Writing a book with a new baby was not easy. In fact, the majority of the book I managed to publish in my daughter’s first year ( Mango Unleashed: A Thai Rescue Dog Travels the World, available as an e-book on Smashwords and Amazon for $3.99 U.S.) was finished before she was born.
I gave myself full permission not to write or work on it at all during her first three months of life. Although I would be lying if I said that before she was born I did not have images of polishing and finishing drafts and starting new work during that time when she would be napping. At least 2 – 3 hour stretches a day! I had no idea that being a new mom would leave me so flabbergasted and awestruck that when she slept I would spend the entire time either staring at her or googling random things that she did to make sure that both she and myself were normal! So there was not a lot of writing at first to say the least.
Finally as I began to feel more confident in my role as a mom I put the finishing touches on the book and released it. And I did so without any fanfare or attempt to let people know it was out. I had more important things to do. My baby stopped napping after 3 months. At least not for longer than 20 minutes at a stretch. Those 20 minutes were my time to check my email, shower and eat. (Only slightly exaggerated).
Part of me really beat myself up over the fact that I was not writing. It took me so long to start writing and getting work out every couple of months. This was a giant monkey wrench and I felt I was letting go of everything I had worked so hard to achieve.
And then I sat down, gave myself an emotional shake and reminded myself that maternity leave exists for a reason. This is a time that no one, even yourself, can expect you to devote time to anything else. Especially at first. You need to adjust to being a new mom. You have a person wholly dependent on you. If you have family who can help out great. But the German and I live in a different country from both our families. We were doing this alone. Sleep triumphed over writing. And yet that made me angry. Which did at least highlight to me that writing was not just a hobby for me. It was how I had started to define myself. It was how I wanted to make a living.

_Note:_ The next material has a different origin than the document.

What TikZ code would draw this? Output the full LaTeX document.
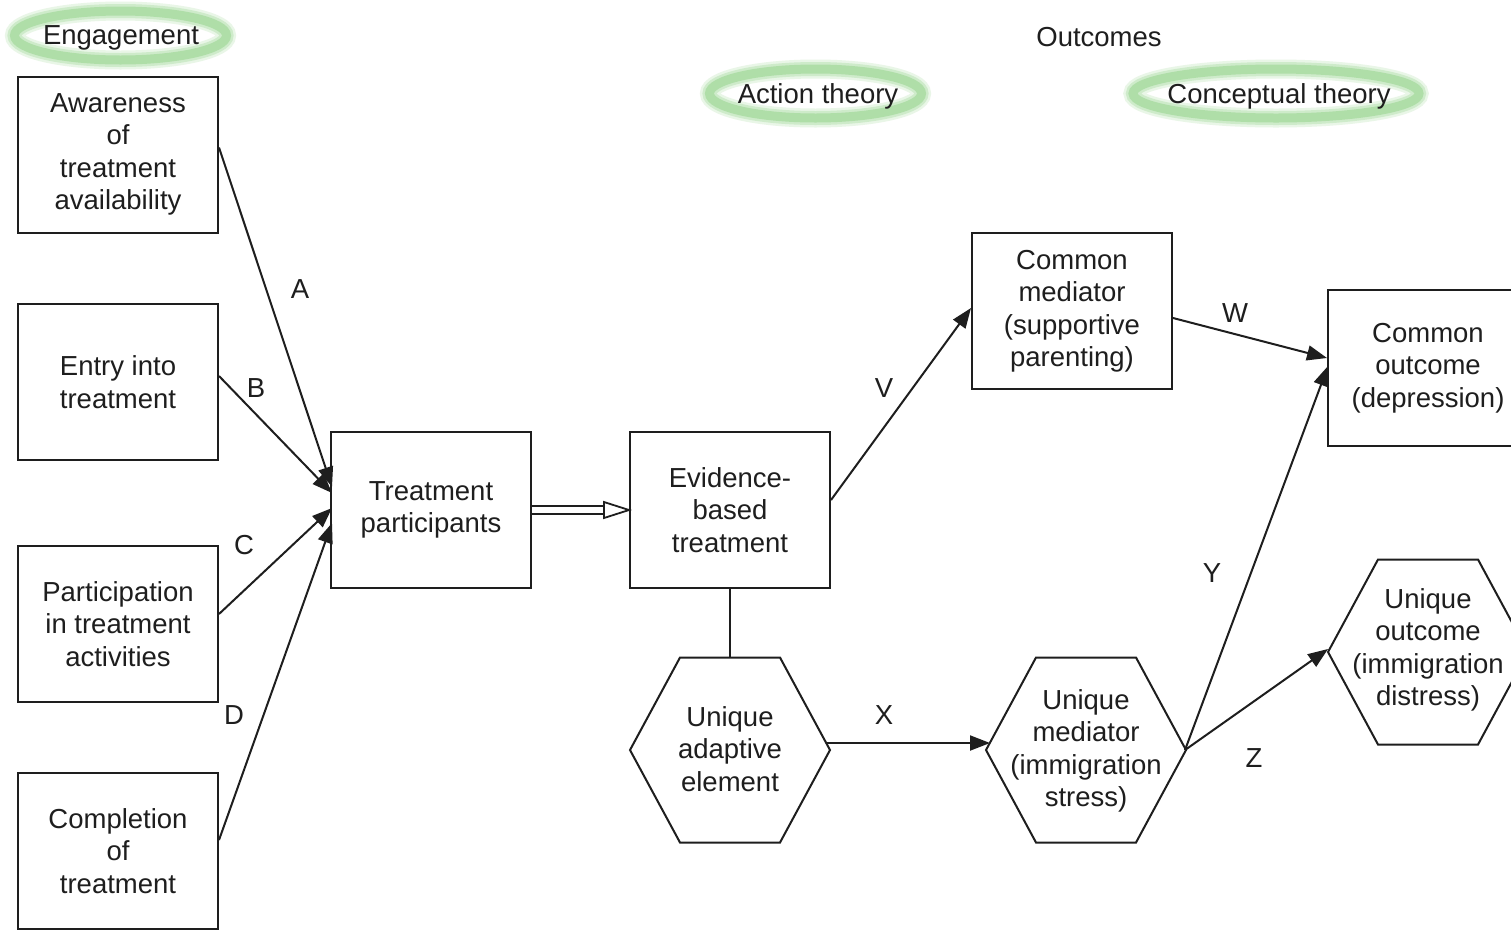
\documentclass[tikz,border=0pt]{standalone}
\usepackage{fontspec}
\setmainfont{Liberation Sans}
\usetikzlibrary{arrows.meta}
\definecolor{ringgreen}{RGB}{166,218,158}
\definecolor{ink}{RGB}{30,30,30}

\begin{document}
\begin{tikzpicture}[x=1pt,y=-1pt,
  every node/.style={font=\fontsize{27.5}{32.5}\selectfont, text=ink, align=center},
  box/.style={draw=ink, line width=2pt, minimum width=200pt, minimum height=156pt, inner sep=0pt},
  hexlabel/.style={inner sep=0pt},
  hexline/.style={draw=ink, line width=2pt, line join=miter},
  link/.style={draw=ink, line width=2pt, -{Triangle[length=20pt,width=15pt]}},
  plain/.style={draw=ink, line width=2pt},
  letter/.style={inner sep=0pt},
  ringsoft/.style={draw=ringgreen!25, line width=19pt},
  ringmid/.style={draw=ringgreen!55, line width=14pt},
  ringcore/.style={draw=ringgreen!90, line width=9pt}]

\clip (0,0) rectangle (1511,930);
\fill[white] (0,0) rectangle (1511,930);

% headings with green rings
\coordinate (engc) at (120.5,35.5);
\coordinate (actc) at (815.5,93.5);
\coordinate (conc) at (1276,93.5);
\foreach \n/\rx in {engc/106, actc/106, conc/143}{
  \draw[ringsoft] (\n) ellipse [x radius=\rx, y radius=24.5];
  \draw[ringmid] (\n) ellipse [x radius=\rx, y radius=24.5];
  \draw[ringcore] (\n) ellipse [x radius=\rx, y radius=24.5];
}
\node (eng) at (121,37.5) {Engagement};
\node (act) at (818,96) {Action theory};
\node (con) at (1279,96) {Conceptual theory};
\node (outc) at (1099,37.5) {Outcomes};

% engagement boxes
\node[box] (aware) at (118,154.5) {Awareness\\of\\treatment\\availability};
\node[box] (entry) at (118,382) {Entry into\\treatment};
\node[box] (partic) at (118,624) {Participation\\in treatment\\activities};
\node[box] (compl) at (118,851) {Completion\\of\\treatment};

% treatment boxes
\node[box] (tp) at (431,510) {Treatment\\participants};
\node[box] (ebt) at (730,510) {Evidence-\\based\\treatment};
\node[box] (cm) at (1072,311) {Common\\mediator\\(supportive\\parenting)};
\node[box] (co) at (1428,368) {Common\\outcome\\(depression)};

% hexagon nodes
\node[hexlabel] (uae) at (730,749) {Unique\\adaptive\\element};
\node[hexlabel] (um) at (1086,751) {Unique\\mediator\\(immigration\\stress)};
\node[hexlabel] (uo) at (1428,650) {Unique\\outcome\\(immigration\\distress)};
\coordinate (uaec) at (730,750);
\coordinate (umc) at (1086,750);
\coordinate (uoc) at (1428,652);
\foreach \n in {uaec,umc,uoc}{
  \draw[hexline, shift={(\n)}] (-100,0) -- (-50,-92.5) -- (50,-92.5) -- (100,0) -- (50,92.5) -- (-50,92.5) -- cycle;
}
\path[shift={(uaec)}] (0,-92.5) coordinate (uae-n) (97,-7) coordinate (uae-x);
\path[shift={(umc)}] (-96,-7) coordinate (um-x) (99,0) coordinate (um-e);
\path[shift={(uoc)}] (-100,-3) coordinate (uo-w);

% engagement paths
\draw[link] ([yshift=7pt]aware.east) -- ([xshift=2pt,yshift=23pt]tp.west);
\draw[link] ([yshift=6pt]entry.east) -- ([xshift=2pt,yshift=17pt]tp.west);
\draw[link] ([yshift=10pt]partic.east) -- ([xshift=2pt,yshift=2pt]tp.west);
\draw[link] ([yshift=11pt]compl.east) -- ([xshift=2pt,yshift=-13pt]tp.west);

% double arrow into treatment
\draw[plain, line width=1.8pt] ([yshift=4pt]tp.east) -- ([xshift=-20pt,yshift=4pt]ebt.west);
\draw[plain, line width=1.8pt] ([yshift=-4pt]tp.east) -- ([xshift=-20pt,yshift=-4pt]ebt.west);
\draw[plain, line width=1.8pt, fill=white, line join=miter] (ebt.west) -- ++(-25,-8) -- ++(0,16) -- cycle;

% outcome paths
\draw[plain] (ebt.south) -- (uae-n);
\draw[link] ([yshift=10pt]ebt.east) -- ([yshift=3pt]cm.west);
\draw[link] ([yshift=-7pt]cm.east) -- ([yshift=10pt]co.west);
\draw[link] (uae-x) -- (um-x);
\draw[link] (um-e) -- ([xshift=1pt,yshift=2pt]co.west);
\draw[link] (um-e) -- (uo-w);

% path letters
\node[letter] (la) at (300,289) {A};
\node[letter] (lb) at (256,388) {B};
\node[letter] (lc) at (244,545) {C};
\node[letter] (ld) at (234,715) {D};
\node[letter] (lv) at (884,388) {V};
\node[letter] (lw) at (1235,313) {W};
\node[letter] (lx) at (884,715) {X};
\node[letter] (ly) at (1212,573) {Y};
\node[letter] (lz) at (1254,758) {Z};
\end{tikzpicture}
\end{document}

Now that my baby is almost a year old writing has begun to take up a regular place in my life again. It is only really in the last month that I have begun to get my writing time in. She is able to play a little more independently and visiting my mother means I do not mind stepping away and giving myself an hour or two a day to write.
New moms: be gentle on yourself. Your baby will never be this tiny again. Enjoy it, love it, and carry around something that you can record your ideas on when they come. That way around the one year mark when you can start writing again you can start fleshing out all those ideas you were so busy jotting down and thinking about even if you did not have the time to flat out develop and write.